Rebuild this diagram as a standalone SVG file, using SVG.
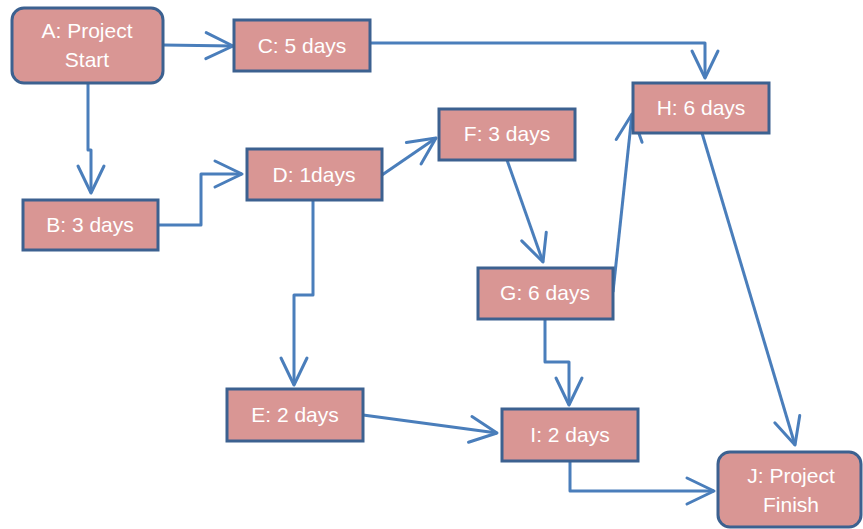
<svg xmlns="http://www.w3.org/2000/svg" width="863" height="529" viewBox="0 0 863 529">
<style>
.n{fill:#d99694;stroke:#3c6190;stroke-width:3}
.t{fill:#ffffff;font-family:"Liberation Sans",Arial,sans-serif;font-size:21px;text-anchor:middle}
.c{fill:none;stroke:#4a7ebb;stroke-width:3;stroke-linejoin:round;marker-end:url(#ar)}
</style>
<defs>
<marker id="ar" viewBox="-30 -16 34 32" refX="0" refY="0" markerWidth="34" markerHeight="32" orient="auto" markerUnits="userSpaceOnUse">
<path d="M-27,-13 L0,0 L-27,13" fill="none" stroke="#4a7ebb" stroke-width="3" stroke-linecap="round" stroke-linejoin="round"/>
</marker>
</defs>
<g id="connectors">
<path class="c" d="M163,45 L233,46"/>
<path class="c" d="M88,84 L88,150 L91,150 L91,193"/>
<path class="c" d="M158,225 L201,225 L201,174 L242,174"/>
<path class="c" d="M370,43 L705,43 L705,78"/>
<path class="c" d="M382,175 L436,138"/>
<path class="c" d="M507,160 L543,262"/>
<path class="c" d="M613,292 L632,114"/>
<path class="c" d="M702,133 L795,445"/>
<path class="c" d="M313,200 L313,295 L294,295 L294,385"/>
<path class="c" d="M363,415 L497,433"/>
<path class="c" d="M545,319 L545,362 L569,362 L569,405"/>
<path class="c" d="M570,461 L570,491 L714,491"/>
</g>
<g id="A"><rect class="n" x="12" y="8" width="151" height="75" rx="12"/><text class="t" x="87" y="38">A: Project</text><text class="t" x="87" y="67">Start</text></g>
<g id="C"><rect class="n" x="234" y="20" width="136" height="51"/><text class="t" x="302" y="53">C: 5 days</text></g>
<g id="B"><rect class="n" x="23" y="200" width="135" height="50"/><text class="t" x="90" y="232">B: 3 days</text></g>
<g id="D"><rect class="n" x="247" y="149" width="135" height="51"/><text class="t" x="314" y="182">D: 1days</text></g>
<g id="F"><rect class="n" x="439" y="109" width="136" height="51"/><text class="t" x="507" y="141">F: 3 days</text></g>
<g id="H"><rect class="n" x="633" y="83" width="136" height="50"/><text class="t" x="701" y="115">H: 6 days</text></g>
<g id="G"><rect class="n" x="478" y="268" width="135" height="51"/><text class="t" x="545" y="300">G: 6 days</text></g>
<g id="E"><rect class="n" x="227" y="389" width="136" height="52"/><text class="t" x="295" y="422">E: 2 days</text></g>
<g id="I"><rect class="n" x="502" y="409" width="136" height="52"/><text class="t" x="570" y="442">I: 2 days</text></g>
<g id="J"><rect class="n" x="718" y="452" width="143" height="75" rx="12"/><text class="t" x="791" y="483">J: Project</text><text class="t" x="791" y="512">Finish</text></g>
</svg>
--
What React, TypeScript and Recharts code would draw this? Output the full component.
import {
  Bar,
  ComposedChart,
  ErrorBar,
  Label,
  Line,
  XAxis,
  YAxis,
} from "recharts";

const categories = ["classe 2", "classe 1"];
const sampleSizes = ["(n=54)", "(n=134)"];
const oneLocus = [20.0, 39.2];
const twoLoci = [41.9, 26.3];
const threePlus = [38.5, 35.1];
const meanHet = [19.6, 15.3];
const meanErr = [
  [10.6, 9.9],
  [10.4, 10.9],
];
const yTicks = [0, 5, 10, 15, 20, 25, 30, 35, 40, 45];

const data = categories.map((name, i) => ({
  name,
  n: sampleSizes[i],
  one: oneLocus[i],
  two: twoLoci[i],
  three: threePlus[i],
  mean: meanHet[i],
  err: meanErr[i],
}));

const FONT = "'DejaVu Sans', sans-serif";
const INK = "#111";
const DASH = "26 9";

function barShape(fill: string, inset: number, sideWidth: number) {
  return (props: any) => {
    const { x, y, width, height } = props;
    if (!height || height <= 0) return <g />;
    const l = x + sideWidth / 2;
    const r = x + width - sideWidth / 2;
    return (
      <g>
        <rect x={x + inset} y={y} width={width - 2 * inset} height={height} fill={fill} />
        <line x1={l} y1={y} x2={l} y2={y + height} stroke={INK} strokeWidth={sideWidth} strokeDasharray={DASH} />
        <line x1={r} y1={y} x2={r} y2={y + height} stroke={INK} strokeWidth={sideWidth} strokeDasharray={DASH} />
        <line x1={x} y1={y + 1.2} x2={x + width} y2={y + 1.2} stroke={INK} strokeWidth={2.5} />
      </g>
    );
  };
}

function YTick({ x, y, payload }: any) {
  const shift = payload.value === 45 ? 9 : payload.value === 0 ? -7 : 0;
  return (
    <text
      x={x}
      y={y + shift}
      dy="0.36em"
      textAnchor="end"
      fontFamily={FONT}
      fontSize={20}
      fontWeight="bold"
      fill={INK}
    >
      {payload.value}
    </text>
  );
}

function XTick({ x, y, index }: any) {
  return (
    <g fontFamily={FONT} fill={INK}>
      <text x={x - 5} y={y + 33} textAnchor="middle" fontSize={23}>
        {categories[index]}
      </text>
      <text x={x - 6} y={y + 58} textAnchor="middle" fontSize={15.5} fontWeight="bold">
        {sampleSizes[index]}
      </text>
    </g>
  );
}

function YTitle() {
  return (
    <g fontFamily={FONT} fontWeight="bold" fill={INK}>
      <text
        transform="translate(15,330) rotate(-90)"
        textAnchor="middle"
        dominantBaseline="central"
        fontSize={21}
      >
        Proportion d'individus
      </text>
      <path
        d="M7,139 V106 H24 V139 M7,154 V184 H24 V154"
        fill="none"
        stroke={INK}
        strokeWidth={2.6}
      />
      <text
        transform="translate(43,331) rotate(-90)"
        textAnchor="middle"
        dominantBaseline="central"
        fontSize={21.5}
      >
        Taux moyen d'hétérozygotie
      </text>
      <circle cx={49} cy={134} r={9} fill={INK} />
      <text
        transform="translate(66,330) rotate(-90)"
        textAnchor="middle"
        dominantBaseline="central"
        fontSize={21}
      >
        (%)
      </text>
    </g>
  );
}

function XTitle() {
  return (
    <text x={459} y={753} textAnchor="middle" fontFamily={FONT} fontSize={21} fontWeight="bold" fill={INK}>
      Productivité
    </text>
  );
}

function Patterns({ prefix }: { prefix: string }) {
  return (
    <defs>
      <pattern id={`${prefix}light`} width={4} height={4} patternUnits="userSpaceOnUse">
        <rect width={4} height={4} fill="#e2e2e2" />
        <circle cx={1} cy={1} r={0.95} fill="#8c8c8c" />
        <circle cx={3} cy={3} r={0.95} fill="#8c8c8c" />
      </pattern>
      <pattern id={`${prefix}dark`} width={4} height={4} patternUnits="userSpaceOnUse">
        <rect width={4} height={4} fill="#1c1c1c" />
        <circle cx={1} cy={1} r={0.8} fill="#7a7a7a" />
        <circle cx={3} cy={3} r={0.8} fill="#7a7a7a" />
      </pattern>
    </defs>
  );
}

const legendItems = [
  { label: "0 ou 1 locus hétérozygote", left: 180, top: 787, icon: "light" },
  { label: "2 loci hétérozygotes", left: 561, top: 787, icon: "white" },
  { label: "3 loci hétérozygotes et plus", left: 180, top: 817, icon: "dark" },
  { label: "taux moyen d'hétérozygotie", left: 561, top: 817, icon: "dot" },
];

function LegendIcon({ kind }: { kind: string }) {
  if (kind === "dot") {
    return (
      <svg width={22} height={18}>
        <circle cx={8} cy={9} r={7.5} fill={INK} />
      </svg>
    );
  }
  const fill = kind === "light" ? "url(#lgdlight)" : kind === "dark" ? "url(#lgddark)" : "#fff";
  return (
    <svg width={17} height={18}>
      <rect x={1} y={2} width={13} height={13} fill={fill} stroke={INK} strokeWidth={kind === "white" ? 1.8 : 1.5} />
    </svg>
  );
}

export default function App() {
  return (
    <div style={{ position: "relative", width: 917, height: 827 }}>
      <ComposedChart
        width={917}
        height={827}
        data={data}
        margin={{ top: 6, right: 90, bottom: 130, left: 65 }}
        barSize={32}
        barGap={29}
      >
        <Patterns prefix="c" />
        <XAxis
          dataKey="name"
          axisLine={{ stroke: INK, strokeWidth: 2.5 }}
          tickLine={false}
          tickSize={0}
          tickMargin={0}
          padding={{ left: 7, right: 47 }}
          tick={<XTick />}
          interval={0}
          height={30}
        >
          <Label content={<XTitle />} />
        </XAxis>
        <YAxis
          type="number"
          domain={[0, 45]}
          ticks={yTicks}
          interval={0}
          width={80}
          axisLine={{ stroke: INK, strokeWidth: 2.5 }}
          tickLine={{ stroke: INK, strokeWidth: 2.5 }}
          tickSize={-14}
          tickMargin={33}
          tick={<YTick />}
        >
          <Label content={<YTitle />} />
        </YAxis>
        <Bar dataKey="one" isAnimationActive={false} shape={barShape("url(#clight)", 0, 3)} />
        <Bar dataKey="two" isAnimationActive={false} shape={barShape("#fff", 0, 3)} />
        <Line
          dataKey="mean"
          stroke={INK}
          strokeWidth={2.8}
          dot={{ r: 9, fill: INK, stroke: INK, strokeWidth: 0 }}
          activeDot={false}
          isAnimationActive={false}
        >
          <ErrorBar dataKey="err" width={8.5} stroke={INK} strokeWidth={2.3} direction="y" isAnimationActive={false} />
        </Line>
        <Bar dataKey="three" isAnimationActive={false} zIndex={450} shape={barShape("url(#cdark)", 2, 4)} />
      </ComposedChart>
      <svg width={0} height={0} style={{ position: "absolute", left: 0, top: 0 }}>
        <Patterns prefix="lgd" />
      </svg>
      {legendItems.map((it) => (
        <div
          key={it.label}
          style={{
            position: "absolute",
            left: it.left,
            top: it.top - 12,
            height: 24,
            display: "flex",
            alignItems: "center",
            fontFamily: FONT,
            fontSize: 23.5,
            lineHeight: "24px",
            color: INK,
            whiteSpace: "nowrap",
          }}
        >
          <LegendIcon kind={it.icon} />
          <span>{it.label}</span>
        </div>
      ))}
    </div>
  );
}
--
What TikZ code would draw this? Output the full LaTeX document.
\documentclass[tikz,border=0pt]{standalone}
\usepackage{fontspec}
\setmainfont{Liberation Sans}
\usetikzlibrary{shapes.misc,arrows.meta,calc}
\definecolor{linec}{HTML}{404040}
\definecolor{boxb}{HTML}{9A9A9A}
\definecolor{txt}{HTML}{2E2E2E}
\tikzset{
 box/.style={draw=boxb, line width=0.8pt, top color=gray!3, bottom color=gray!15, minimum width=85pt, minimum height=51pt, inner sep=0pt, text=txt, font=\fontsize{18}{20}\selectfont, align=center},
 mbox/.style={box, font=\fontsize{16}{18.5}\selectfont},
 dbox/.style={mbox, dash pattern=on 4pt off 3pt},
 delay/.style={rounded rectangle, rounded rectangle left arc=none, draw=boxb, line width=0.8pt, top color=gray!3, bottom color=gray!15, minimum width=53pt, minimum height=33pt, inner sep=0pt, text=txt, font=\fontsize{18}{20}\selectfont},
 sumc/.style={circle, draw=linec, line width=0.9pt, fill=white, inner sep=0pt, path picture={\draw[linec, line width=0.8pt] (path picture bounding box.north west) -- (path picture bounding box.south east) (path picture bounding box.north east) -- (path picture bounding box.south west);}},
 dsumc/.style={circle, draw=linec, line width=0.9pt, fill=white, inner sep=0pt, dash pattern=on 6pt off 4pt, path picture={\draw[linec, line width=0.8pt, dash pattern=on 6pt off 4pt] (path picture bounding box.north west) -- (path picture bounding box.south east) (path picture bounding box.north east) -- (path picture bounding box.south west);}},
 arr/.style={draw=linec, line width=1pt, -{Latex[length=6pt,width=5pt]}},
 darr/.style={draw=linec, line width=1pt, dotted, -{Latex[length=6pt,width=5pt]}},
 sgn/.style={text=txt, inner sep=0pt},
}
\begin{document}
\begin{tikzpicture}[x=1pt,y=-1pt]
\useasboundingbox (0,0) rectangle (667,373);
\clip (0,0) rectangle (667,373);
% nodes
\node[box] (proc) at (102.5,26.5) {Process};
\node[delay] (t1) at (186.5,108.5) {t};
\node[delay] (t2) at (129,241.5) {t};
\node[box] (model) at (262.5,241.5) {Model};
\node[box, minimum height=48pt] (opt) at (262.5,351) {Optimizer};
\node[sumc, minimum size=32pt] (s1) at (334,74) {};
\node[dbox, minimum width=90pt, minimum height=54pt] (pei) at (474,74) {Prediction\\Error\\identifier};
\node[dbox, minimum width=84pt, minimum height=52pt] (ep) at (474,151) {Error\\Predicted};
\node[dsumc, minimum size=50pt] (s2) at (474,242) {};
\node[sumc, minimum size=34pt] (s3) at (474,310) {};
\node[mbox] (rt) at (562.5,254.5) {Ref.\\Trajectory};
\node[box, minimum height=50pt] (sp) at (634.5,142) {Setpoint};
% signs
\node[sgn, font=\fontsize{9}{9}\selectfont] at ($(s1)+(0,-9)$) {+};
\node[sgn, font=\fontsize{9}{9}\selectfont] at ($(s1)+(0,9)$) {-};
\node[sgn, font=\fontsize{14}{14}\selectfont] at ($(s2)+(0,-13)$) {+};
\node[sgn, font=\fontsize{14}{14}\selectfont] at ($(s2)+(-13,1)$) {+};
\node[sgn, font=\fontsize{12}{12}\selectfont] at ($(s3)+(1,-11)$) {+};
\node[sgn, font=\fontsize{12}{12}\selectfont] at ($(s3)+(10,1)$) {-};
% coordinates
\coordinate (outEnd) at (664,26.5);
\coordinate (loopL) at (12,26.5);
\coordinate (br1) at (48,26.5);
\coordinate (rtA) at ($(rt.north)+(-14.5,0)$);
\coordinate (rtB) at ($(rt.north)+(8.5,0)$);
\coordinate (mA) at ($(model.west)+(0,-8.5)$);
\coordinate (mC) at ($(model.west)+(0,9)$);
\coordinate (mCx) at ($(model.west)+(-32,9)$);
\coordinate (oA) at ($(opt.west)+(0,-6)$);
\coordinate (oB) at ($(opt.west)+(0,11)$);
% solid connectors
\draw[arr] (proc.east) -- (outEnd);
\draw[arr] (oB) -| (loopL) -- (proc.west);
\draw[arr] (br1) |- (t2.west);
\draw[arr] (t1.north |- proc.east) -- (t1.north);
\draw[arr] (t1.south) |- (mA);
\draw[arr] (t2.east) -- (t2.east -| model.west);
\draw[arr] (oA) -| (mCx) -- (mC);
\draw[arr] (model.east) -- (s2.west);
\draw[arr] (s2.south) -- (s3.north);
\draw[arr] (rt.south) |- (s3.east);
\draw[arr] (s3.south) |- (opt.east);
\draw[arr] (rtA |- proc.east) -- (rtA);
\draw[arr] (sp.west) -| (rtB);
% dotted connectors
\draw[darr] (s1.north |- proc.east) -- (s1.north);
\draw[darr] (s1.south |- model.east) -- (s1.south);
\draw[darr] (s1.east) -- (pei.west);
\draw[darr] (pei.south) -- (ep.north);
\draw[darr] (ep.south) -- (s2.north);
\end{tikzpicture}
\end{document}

(Stated task): Extract exactly the run of lines beginning at the line with "What React, TypeScript" and ending at the line with "35, 40, 45];", including both ends and nothing beyond them.

(The response):
What React, TypeScript and Recharts code would draw this? Output the full component.
import {
  Bar,
  ComposedChart,
  ErrorBar,
  Label,
  Line,
  XAxis,
  YAxis,
} from "recharts";

const categories = ["classe 2", "classe 1"];
const sampleSizes = ["(n=54)", "(n=134)"];
const oneLocus = [20.0, 39.2];
const twoLoci = [41.9, 26.3];
const threePlus = [38.5, 35.1];
const meanHet = [19.6, 15.3];
const meanErr = [
  [10.6, 9.9],
  [10.4, 10.9],
];
const yTicks = [0, 5, 10, 15, 20, 25, 30, 35, 40, 45];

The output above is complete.